O comúnmente llamadas colas de zorro... En esta época las esbeltas espigas pueblan los médanos a las afueras de la ciudad.
Constituyen un espectáculo digno de admirar... y de fotografiar.
Forman una marea que se mece al compás del viento.
Son luminosas, étereas, sutiles... y al mismo tiempo fuertes y rústicas, tanto que soportan el suelo de arena y el castigo del aire marino cargado de sal.
Me encantan... Y me acuerdo de una anécdota relacionada con estas plantas. Siempre fui una jardinera empedernida y cuando todavía vivía en mi casa paterna (en otra ciudad, en otro lugar de la provincia) e intentaba por todos los medios mejorar el jardín, se me ocurrió una vez la "fantástica idea" de ir a juntar cortaderas a la banquina de la ruta. Convencí a mi papá (que jamás pudo resistirse demasiado a mis solicitudes) y allá fuimos en la camioneta andando hasta encontrar un especímen que a mí criterio fuese apto para trasladar a casa.

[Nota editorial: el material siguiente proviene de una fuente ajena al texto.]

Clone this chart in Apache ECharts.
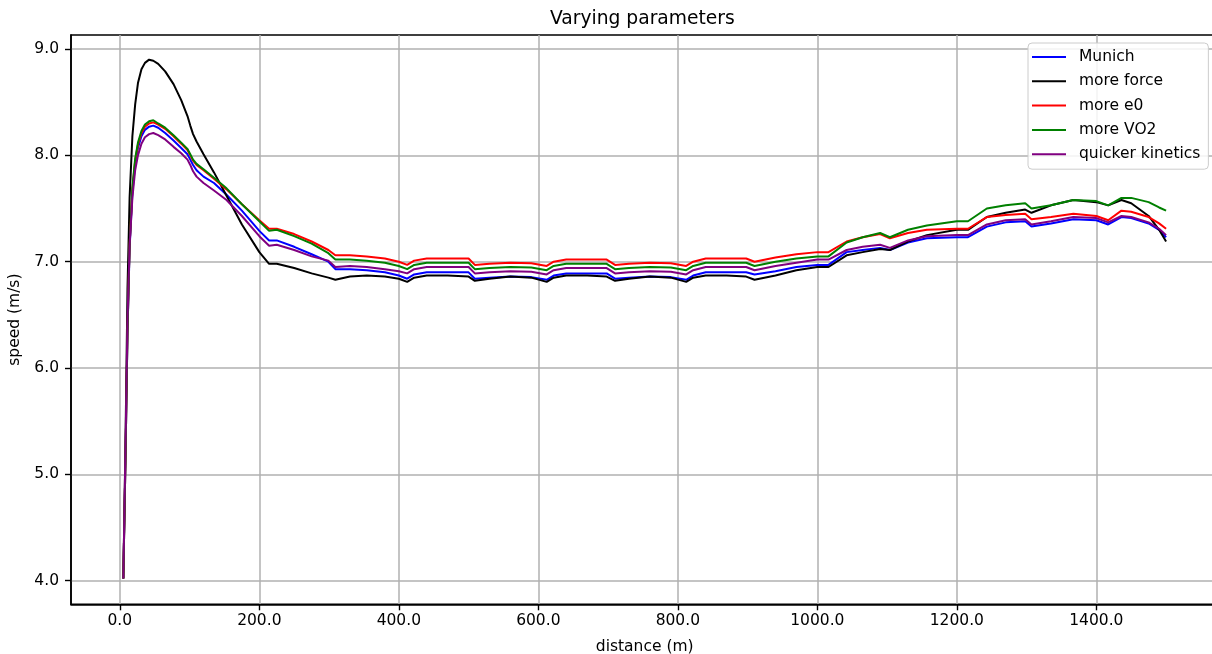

- Ésa es chiquita pa, dale que va a salir fácil.
Y allá fue mi papá pala en mano y... no era tan chiquita como yo pensaba así que tuvo que hacer un montón de fuerza y después de muchas "paleadas" salió la cortadera de la tierra y quedó cargada en la caja de la camioneta. Lo peor es que no fue la única, fueron digamos... tres... o cuatro. ¡Pobre papá! Hace falta decir también, que prendido en estas brillantes ideas estaba mi hermano (menor que yo), que siempre compartió conmigo los posibles mejoramientos del jardín y todo lo que se nos ocurría aplicar allí.
Las cortaderas se lucieron en el jardín durante mucho tiempo y, quizás, no me acuerdo, quede alguna todavía. Pero la verdad es que aprendí que las prefiero en los campos donde pueden crecer a su antojo y pasar desapercibidas todo el año sólo para estallar en febrero, y transformar el campo en mar.